I started with an old (empty) drywall bucket turned upside down. I traced a circle from the input side of the fan unit on the top of the bucket. I used a spade bit to make a hole and then a portable jig saw to cut out the circle. I then used a one inch spade bit to make holes in the bucket around the rim of the bucket, down at what will be the floor level. I spaced them about 2 inches apart. These holes allow the fan to suck in the air at the level of the basement floor. You could also use a wastebasket or any reasonbly sturdy bucket-shaped item for this purpose.

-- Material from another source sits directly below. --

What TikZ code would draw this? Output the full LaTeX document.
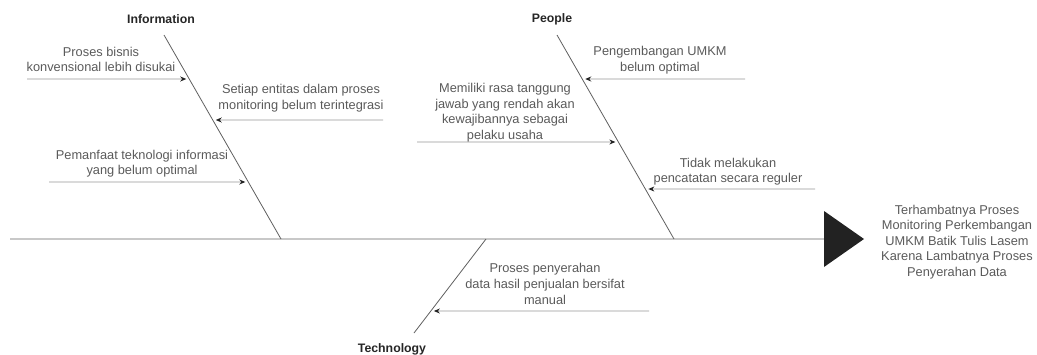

Set the fan unit in into the hole you have cut on top. Using a flexible rubber coupler (found in the plumbing department at Lowe's, about $7.00) attach the larger end of the coupler to the fan unit and the smaller end to a vent duct or hose. I used a semi-rigid flexible aluminum duct that is intended for clothes dryers. The size of coupler you buy will be determined by the size of your fan unit's outlet and the size of the duct you have chosen. In my case, I used a 4 inch to 3 inch coupler, and mounted the four inch end to the fan, and put the 4 inch flexible duct on the OUTSIDE of the 3 inch end of the coupler, and anchored both ends with the clamps that come with the coupler.
Attach the other end of the duct/hose to a dryer vent which you have installed in your basement wall. Plug in the unit and voila, you have a wave-type ventilator for (in my case) about $150.
I am planning to run it constantly during the high humidity summer months and then turn it off for the remainder of the year. So far my unit FUNCTIONS perfectly, but I am still not convinced that a Wave-Type ventilator will work to dehumidify the basement in my climate (Philadelphia/Washington DC high humidity summers). I figured it could not make the situation worse, at at minimum I would at least have more complete changes of air in my dank and damp basement. I will repost in several weeks to update on whether it seems to be making a difference in basement air quality and/or humidity levels.
Sounds great... love the simplicity. Are you finding it is having the same results as the other model posted on this thread with regards to smell? Any pictures you could post.